Hugging Face Launches Largest Open-Source Synthetic Dataset: Cosmopedia
Hugging Face has released Cosmopedia v0.1, the largest open synthetic dataset to date, consisting of over 30 million samples generated by Mixtral 7b. It includes various types of content such as textbooks, blog articles, stories, and WikiHow articles, totaling 25 billion tokens.
The dataset aims to compile global knowledge by mapping information from web datasets like RefinedWeb and RedPajama. It contains important details including prompts, synthetic content, seed data sources, token length, text format (e.g., textbooks, blog articles), and target audience. It provides a comprehensive overview of the splitting, distribution, and creation methods, offering researchers an in-depth understanding of the dataset structure and potential applications.

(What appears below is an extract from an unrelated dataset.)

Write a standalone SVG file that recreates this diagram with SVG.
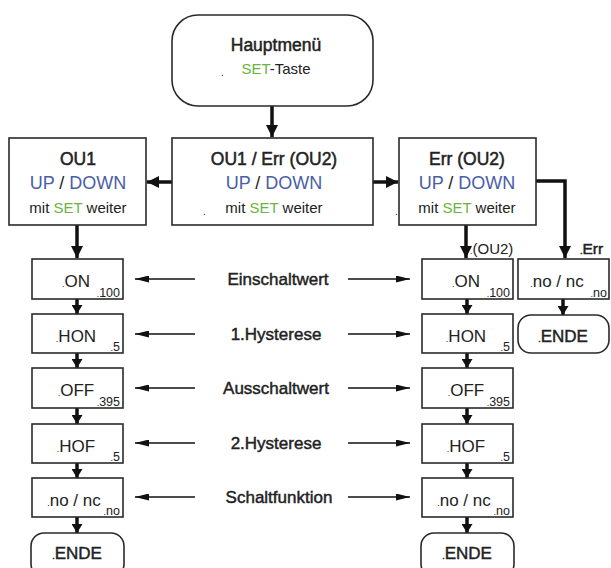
<svg xmlns="http://www.w3.org/2000/svg" width="611" height="568" viewBox="0 0 611 568">
<defs>
<style>
text{font-family:"Liberation Sans",Arial,sans-serif;fill:#222;}
.box{fill:#fff;stroke:#2a2a2a;stroke-width:1.6;}
.h{font-size:17.5px;text-anchor:middle;stroke:#222;stroke-width:0.5;}
.blue{fill:#4a5ea8;stroke:none;}
.green{fill:#6cb33f;stroke:none;}
.ud{font-size:18px;text-anchor:middle;}
.mit{font-size:15px;text-anchor:middle;}
.val{font-size:17px;text-anchor:middle;}
.sub{font-size:12.5px;text-anchor:end;}
.lab{font-size:17px;text-anchor:middle;stroke:#222;stroke-width:0.45;}
.d{font-size:9px;}
.dot{font-size:10px;}
.thick{stroke:#111;stroke-width:3.5;fill:none;}
.thin{stroke:#111;stroke-width:1.5;fill:none;}
</style>
<marker id="big" markerUnits="userSpaceOnUse" markerWidth="12" markerHeight="12" refX="12" refY="6" orient="auto"><path d="M0,0 L12,6 L0,12 z" fill="#111"/></marker>
<marker id="mid" markerUnits="userSpaceOnUse" markerWidth="9" markerHeight="11" refX="9" refY="5.5" orient="auto"><path d="M0,0 L9,5.5 L0,11 z" fill="#111"/></marker>
<marker id="sm" markerUnits="userSpaceOnUse" markerWidth="14" markerHeight="7" refX="14" refY="3.5" orient="auto"><path d="M0,0 L14,3.5 L0,7 z" fill="#111"/></marker>
</defs>
<rect width="611" height="568" fill="#fff"/>

<g id="connectors">
<line class="thick" x1="272" y1="106" x2="272" y2="137" marker-end="url(#big)"/>
<line class="thick" x1="172" y1="182" x2="147" y2="182" marker-end="url(#big)"/>
<line class="thick" x1="373" y1="182" x2="398" y2="182" marker-end="url(#big)"/>
<polyline class="thick" points="536,181 565,181 565,258" marker-end="url(#big)"/>
<line class="thick" x1="77" y1="225" x2="77" y2="258" marker-end="url(#big)"/>
<line class="thick" x1="466" y1="225" x2="466" y2="258" marker-end="url(#big)"/>
<line class="thick" x1="77" y1="299" x2="77" y2="314" marker-end="url(#mid)"/>
<line class="thick" x1="77" y1="353" x2="77" y2="368" marker-end="url(#mid)"/>
<line class="thick" x1="77" y1="408" x2="77" y2="424" marker-end="url(#mid)"/>
<line class="thick" x1="77" y1="463" x2="77" y2="478" marker-end="url(#mid)"/>
<line class="thick" x1="77" y1="517" x2="77" y2="533" marker-end="url(#mid)"/>
<line class="thick" x1="467" y1="299" x2="467" y2="314" marker-end="url(#mid)"/>
<line class="thick" x1="467" y1="353" x2="467" y2="368" marker-end="url(#mid)"/>
<line class="thick" x1="467" y1="408" x2="467" y2="424" marker-end="url(#mid)"/>
<line class="thick" x1="467" y1="463" x2="467" y2="478" marker-end="url(#mid)"/>
<line class="thick" x1="467" y1="517" x2="467" y2="533" marker-end="url(#mid)"/>
<line class="thick" x1="563" y1="299" x2="563" y2="315" marker-end="url(#mid)"/>
<line class="thin" x1="195" y1="279" x2="135" y2="279" marker-end="url(#sm)"/>
<line class="thin" x1="348" y1="279" x2="410" y2="279" marker-end="url(#sm)"/>
<line class="thin" x1="195" y1="334" x2="135" y2="334" marker-end="url(#sm)"/>
<line class="thin" x1="348" y1="334" x2="410" y2="334" marker-end="url(#sm)"/>
<line class="thin" x1="195" y1="388" x2="135" y2="388" marker-end="url(#sm)"/>
<line class="thin" x1="348" y1="388" x2="410" y2="388" marker-end="url(#sm)"/>
<line class="thin" x1="195" y1="443" x2="135" y2="443" marker-end="url(#sm)"/>
<line class="thin" x1="348" y1="443" x2="410" y2="443" marker-end="url(#sm)"/>
<line class="thin" x1="195" y1="497" x2="135" y2="497" marker-end="url(#sm)"/>
<line class="thin" x1="348" y1="497" x2="410" y2="497" marker-end="url(#sm)"/>
<text x="470" y="254" font-size="15"><tspan class="d">.</tspan>(OU2)</text>
<text x="580" y="254" font-size="15.5" stroke="#222" stroke-width="0.5"><tspan class="d">.</tspan>Err</text>
</g>

<g id="hauptmenu">
<rect class="box" x="172" y="15" width="201" height="91" rx="26"/>
<text class="h" x="276" y="51">Hauptmenü</text>
<text x="276" y="74" font-size="15" text-anchor="middle"><tspan class="green">SET</tspan>-Taste</text>
<text class="dot" x="221" y="76">.</text>
</g>

<g id="ou1">
<rect class="box" x="9" y="138" width="137" height="87"/>
<text class="h" x="78" y="165">OU1</text>
<text class="ud" x="78" y="189"><tspan class="blue">UP</tspan> / <tspan class="blue">DOWN</tspan></text>
<text class="mit" x="78" y="213">mit <tspan class="green">SET</tspan> weiter</text>
</g>

<g id="ou1err">
<rect class="box" x="172" y="138" width="201" height="87"/>
<text class="h" x="274" y="165">OU1 / Err (OU2)</text>
<text class="ud" x="274" y="189"><tspan class="blue">UP</tspan> / <tspan class="blue">DOWN</tspan></text>
<text class="mit" x="274" y="213">mit <tspan class="green">SET</tspan> weiter</text>
<text class="dot" x="203" y="215">.</text>
</g>

<g id="err">
<rect class="box" x="399" y="138" width="137" height="87"/>
<text class="h" x="467" y="165">Err (OU2)</text>
<text class="ud" x="467" y="189"><tspan class="blue">UP</tspan> / <tspan class="blue">DOWN</tspan></text>
<text class="mit" x="467" y="213">mit <tspan class="green">SET</tspan> weiter</text>
<text class="dot" x="395" y="215">.</text>
</g>

<g id="on_l"><rect class="box" x="32" y="259" width="91" height="40"/><text class="val" x="76" y="287"><tspan class="d">.</tspan>ON</text><text class="sub" x="120" y="297"><tspan class="d">.</tspan>100</text></g>
<g id="hon_l"><rect class="box" x="32" y="314" width="91" height="39"/><text class="val" x="76" y="342"><tspan class="d">.</tspan>HON</text><text class="sub" x="120" y="351"><tspan class="d">.</tspan>5</text></g>
<g id="off_l"><rect class="box" x="32" y="368" width="91" height="40"/><text class="val" x="76" y="396"><tspan class="d">.</tspan>OFF</text><text class="sub" x="120" y="406"><tspan class="d">.</tspan>395</text></g>
<g id="hof_l"><rect class="box" x="32" y="424" width="91" height="39"/><text class="val" x="76" y="452"><tspan class="d">.</tspan>HOF</text><text class="sub" x="120" y="461"><tspan class="d">.</tspan>5</text></g>
<g id="nonc_l"><rect class="box" x="32" y="478" width="91" height="39"/><text class="val" x="74" y="506" font-size="16"><tspan class="d">.</tspan>no / nc</text><text class="sub" x="120" y="515"><tspan class="d">.</tspan>no</text></g>
<g id="ende_l"><rect class="box" x="31" y="533" width="93" height="44" rx="13"/><text class="lab" x="77" y="559"><tspan class="d">.</tspan>ENDE</text></g>

<g id="on_r"><rect class="box" x="422" y="259" width="91" height="40"/><text class="val" x="466" y="287"><tspan class="d">.</tspan>ON</text><text class="sub" x="510" y="297"><tspan class="d">.</tspan>100</text></g>
<g id="hon_r"><rect class="box" x="422" y="314" width="91" height="39"/><text class="val" x="466" y="342"><tspan class="d">.</tspan>HON</text><text class="sub" x="510" y="351"><tspan class="d">.</tspan>5</text></g>
<g id="off_r"><rect class="box" x="422" y="368" width="91" height="40"/><text class="val" x="466" y="396"><tspan class="d">.</tspan>OFF</text><text class="sub" x="510" y="406"><tspan class="d">.</tspan>395</text></g>
<g id="hof_r"><rect class="box" x="422" y="424" width="91" height="39"/><text class="val" x="466" y="452"><tspan class="d">.</tspan>HOF</text><text class="sub" x="510" y="461"><tspan class="d">.</tspan>5</text></g>
<g id="nonc_r"><rect class="box" x="422" y="478" width="91" height="39"/><text class="val" x="464" y="506" font-size="16"><tspan class="d">.</tspan>no / nc</text><text class="sub" x="510" y="515"><tspan class="d">.</tspan>no</text></g>
<g id="ende_r"><rect class="box" x="421" y="533" width="93" height="44" rx="13"/><text class="lab" x="467" y="559"><tspan class="d">.</tspan>ENDE</text></g>

<g id="nonc_err"><rect class="box" x="518" y="259" width="91" height="40"/><text class="val" x="557" y="287" font-size="16"><tspan class="d">.</tspan>no / nc</text><text class="sub" x="607" y="297"><tspan class="d">.</tspan>no</text></g>
<g id="ende_err"><rect class="box" x="518" y="315" width="91" height="38" rx="13"/><text class="lab" x="563" y="342"><tspan class="d">.</tspan>ENDE</text></g>

<g id="lab1"><text class="lab" x="278" y="285">Einschaltwert</text></g>
<g id="lab2"><text class="lab" x="276" y="340">1.Hysterese</text></g>
<g id="lab3"><text class="lab" x="276" y="394">Ausschaltwert</text></g>
<g id="lab4"><text class="lab" x="276" y="449">2.Hysterese</text></g>
<g id="lab5"><text class="lab" x="279" y="503">Schaltfunktion</text></g>
</svg>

Inspired by the Phi1.5 work, this initial version of Cosmopedia lays the foundation for research in the field of synthetic data. Serving as a comprehensive resource on diverse topics, it emphasizes the potential for further enhancement in subsequent iterations.

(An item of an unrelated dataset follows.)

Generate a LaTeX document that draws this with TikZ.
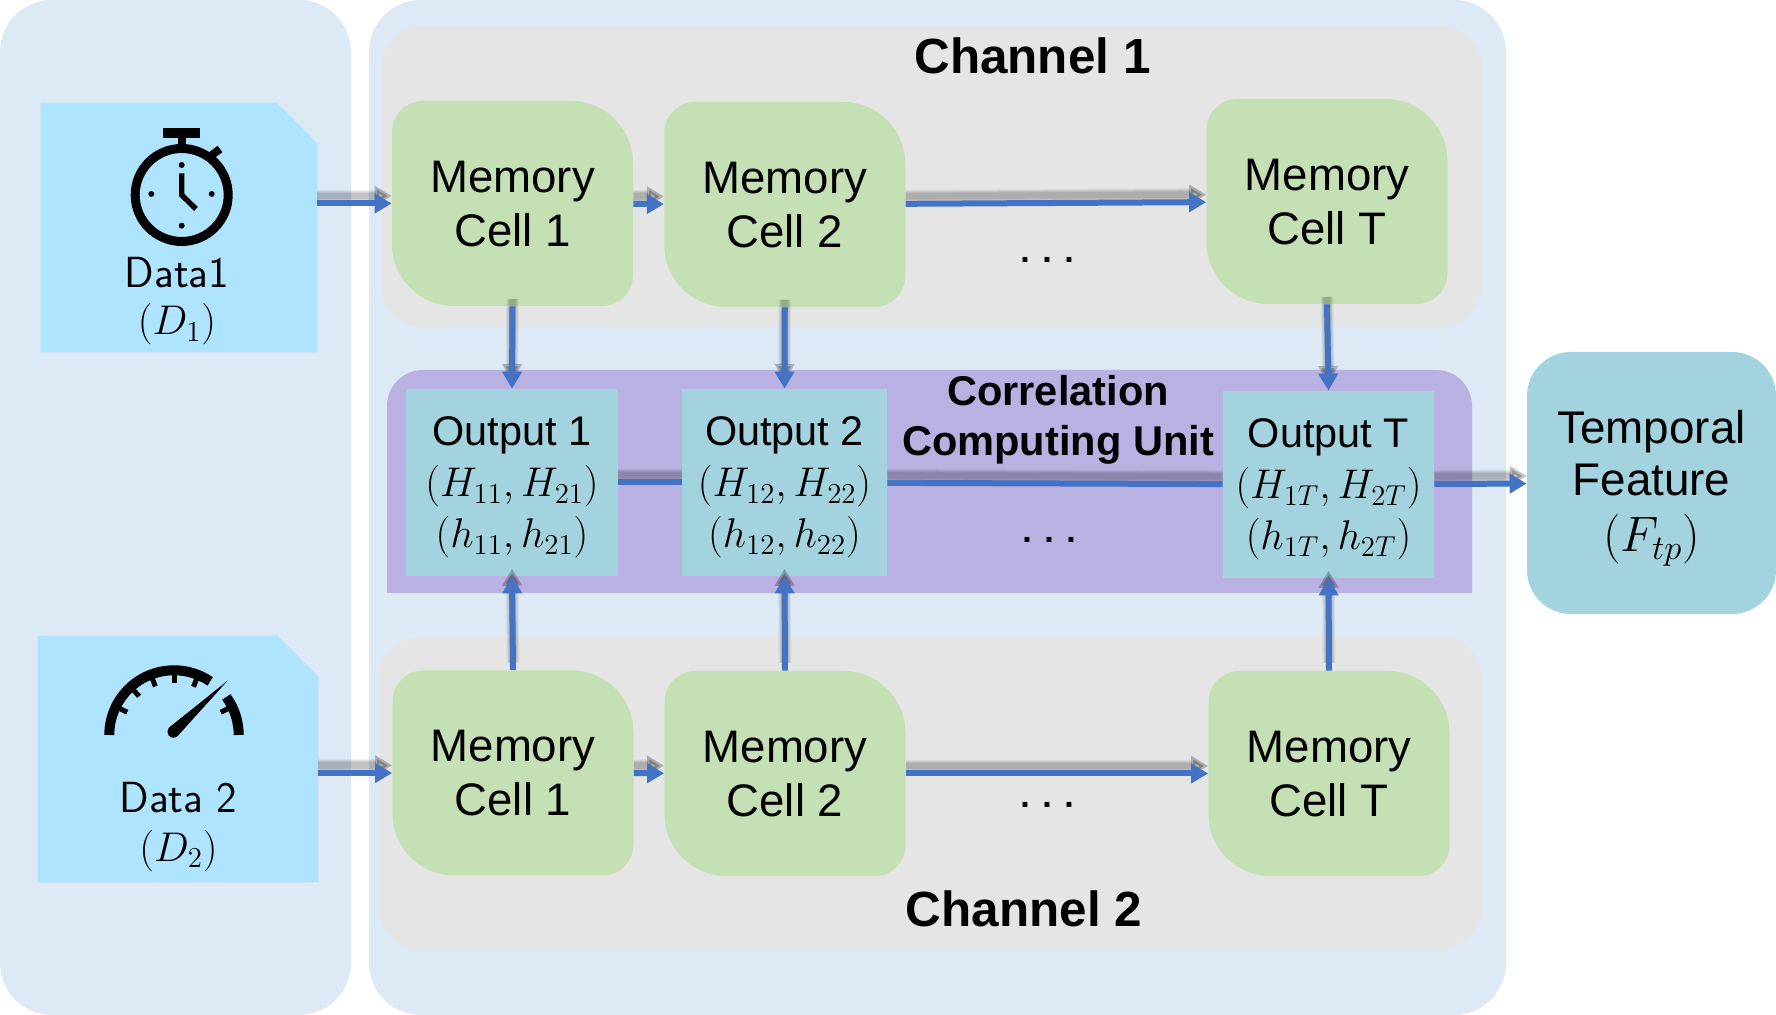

The dataset is divided into eight splits, each derived from different seed samples. These splits include web_samples_v1 and web_samples_v2, which account for approximately 75% of the dataset and originate from an internal web dataset similar to RefinedWeb.
The Stanford split utilizes course syllabi scraped from stanford.edu, while the stories split combines narrative generation from UltraChat and OpenHermes2.5. Additionally, the WikiHow, OpenStax, KhanAcademy, and automathtext splits involve prompts associated with their respective sources.
To facilitate user access to the dataset, specific splits can be loaded using the provided code snippets. For users seeking to reduce the dataset size, a smaller subset called Cosmopedia-100k is also available. Furthermore, a larger model, Cosmo-1B, has been trained on Cosmopedia, showcasing scalability and versatility.
The dataset creation process involves a topic clustering method for web samples, refining prompts iteratively, and addressing contamination issues. The goal is to maximize diversity by customizing prompt styles and target audiences, significantly reducing duplicate content.